1.3 The provisions of this Condition shall apply during the continuance of this Contract
and after its termination howsoever arising.
Extract from Scottish Executive bespoke conditions of contract for an IT
services contract
1. OWNERSHIP OF RIGHTS IN THE DELIVERABLES AND SOFTWARE LICENCES
1.1 Title to and risk in any tangible property embodying all Deliverables and
Specially Written Software shall vest in the AUTHORITY upon acceptance
thereof.
1.2 All right, title and interest of whatever nature and all Intellectual Property
Rights (including but not limited to copyright and patent application rights)
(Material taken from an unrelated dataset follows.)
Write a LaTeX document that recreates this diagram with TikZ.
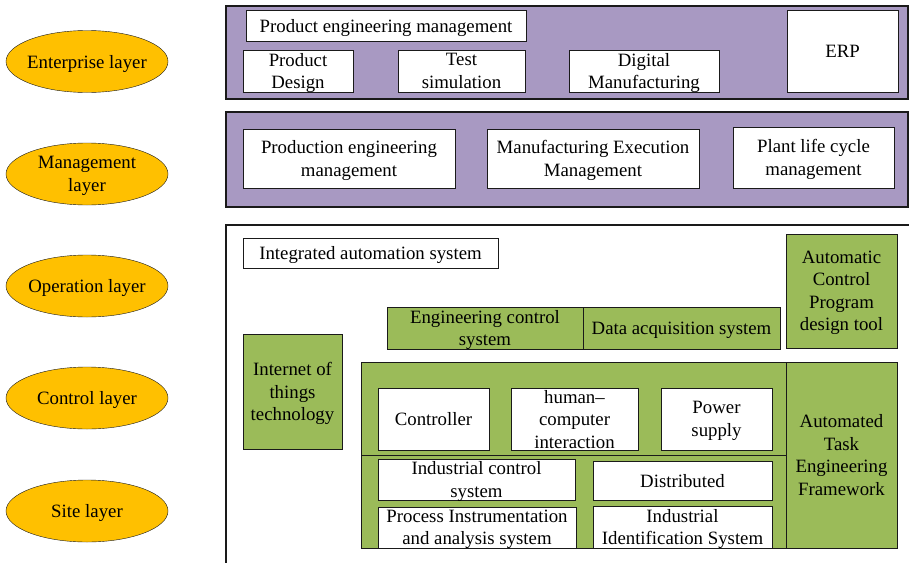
\documentclass[tikz,border=0pt]{standalone}
\usepackage{fontspec}
\setmainfont{Liberation Serif}
\usepackage{xcolor}
\usetikzlibrary{shapes.geometric, positioning}

\definecolor{layerorange}{HTML}{FFC000}
\definecolor{bandpurple}{HTML}{A899C2}
\definecolor{toolgreen}{HTML}{9BBB59}
\definecolor{edge}{HTML}{1A1A1A}

\begin{document}
\begin{tikzpicture}[
        x=1pt, y=-1pt,
        every node/.style={font=\fontsize{18.8}{22.5}\selectfont, inner sep=0pt, text depth=0pt, align=center},
        layer/.style={ellipse, draw=edge, thin, fill=layerorange, inner xsep=-6pt, minimum width=162pt, minimum height=62pt},
        band/.style={rectangle, draw=edge, line width=1.2pt, fill=bandpurple},
        item/.style={rectangle, draw=edge, line width=0.8pt, fill=white},
        tool/.style={rectangle, draw=edge, line width=0.8pt, fill=toolgreen}
    ]
        \useasboundingbox (0,0) rectangle (909,562);

        % layer names on the left
        \node[layer] (enterprise) at (87,61.5) {Enterprise layer};
        \node[layer] (management) at (87,174) {Management\\layer};
        \node[layer] (operation) at (87,286) {Operation layer};
        \node[layer] (control) at (87,398) {Control layer};
        \node[layer] (site) at (87,511) {Site layer};

        % enterprise band
        \node[band, minimum width=682pt, minimum height=93pt] (entband) at (567,52.5) {};
        \node[item, minimum width=280pt, minimum height=31pt] (pem) at (386,25.5) {Product engineering management};
        \node[item, minimum width=110pt, minimum height=42pt] (design) at (298,71) {Product\\Design};
        \node[item, minimum width=127pt, minimum height=42pt] (test) at (461.5,71) {Test\\simulation};
        \node[item, minimum width=150pt, minimum height=42pt] (digital) at (644,71) {Digital\\Manufacturing};
        \node[item, minimum width=111pt, minimum height=82pt] (erp) at (842.5,51) {ERP};

        % management band
        \node[band, minimum width=682pt, minimum height=95pt] (mgtband) at (567,159.5) {};
        \node[item, minimum width=212pt, minimum height=59pt] (prodeng) at (349,158.5) {Production engineering\\management};
        \node[item, minimum width=212pt, minimum height=59pt] (mes) at (593,158.5) {Manufacturing Execution\\Management};
        \node[item, minimum width=161pt, minimum height=61pt] (plc) at (813.5,157.5) {Plant life cycle\\management};

        % operation, control and site
        \node[item, line width=1.2pt, minimum width=700pt, minimum height=350pt] (opframe) at (576,400) {};
        \node[item, minimum width=255pt, minimum height=30pt] (ias) at (370.5,253) {Integrated automation system};
        \node[tool, minimum width=196pt, minimum height=42pt] (ecs) at (485,328) {Engineering control\\system};
        \node[tool, minimum width=197pt, minimum height=42pt] (das) at (681.5,328) {Data acquisition system};
        \node[tool, minimum width=111pt, minimum height=114pt] (acp) at (841.5,291) {Automatic\\Control\\Program\\design tool};
        \node[tool, minimum width=99pt, minimum height=115pt] (iot) at (292.5,391.5) {Internet of\\things\\technology};
        \node[tool, minimum width=425pt, minimum height=93pt] (ctrlbox) at (573.5,408.5) {};
        \node[tool, minimum width=425pt, minimum height=93pt] (sitebox) at (573.5,501.5) {};
        \node[tool, minimum width=111pt, minimum height=186pt] (atef) at (841.5,455) {Automated\\Task\\Engineering\\Framework};

        \node[item, minimum width=111pt, minimum height=62pt] (controller) at (433.5,419) {Controller};
        \node[item, minimum width=127pt, minimum height=62pt] (hci) at (574.5,419) {human–\\computer\\interaction};
        \node[item, minimum width=111pt, minimum height=62pt] (power) at (716.5,419) {Power\\supply};

        \node[item, minimum width=197pt, minimum height=41pt] (ics) at (476.5,479.5) {Industrial control\\system};
        \node[item, minimum width=179pt, minimum height=39pt] (dist) at (682.5,480.5) {Distributed};
        \node[item, minimum width=198pt, minimum height=41pt] (pias) at (477,527.5) {Process Instrumentation\\and analysis system};
        \node[item, minimum width=179pt, minimum height=42pt] (iis) at (682.5,527) {Industrial\\Identification System};
    \end{tikzpicture}
\end{document}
to the Specially Written Software and associated technical documentation
shall vest in and belong to the AUTHORITY free from any interest of the
CONTRACTOR or any third party, upon acceptance thereof. The
CONTRACTOR by its signature of the Contract assigns to the AUTHORITY
with full title guarantee all Intellectual Property Rights (including without
limitation thereof future copyright) in the Specially Written Software. The
CONTRACTOR will do anything which the AUTHORITY may reasonably
require in order effectively to vest such rights in the AUTHORITY whether
before or after the termination of the Contract.
1.3 The CONTRACTOR shall supply the AUTHORITY with a copy of the Source
Code of any Specially Written Software upon acceptance of the relevant element
of the Specially Written Software.
1.4 As regards the Intellectual Property Rights in the Deliverables, other than
the Specially Written Software, the CONTRACTOR shall grant, or shall procure
that the owner(s) of the Intellectual Property rights in the said Deliverables
grants, to the AUTHORITY a non-exclusive, royalty-free licence to Use,
reproduce, modify, adapt and enhance the said Deliverables. Such licence
shall be perpetual and irrevocable. The AUTHORITY shall be entitled to engage
a third party to Use, reproduce, modify, adapt and enhance the said
Deliverables on behalf of the AUTHORITY, provided that such third party shall
have entered into a confidentiality undertaking.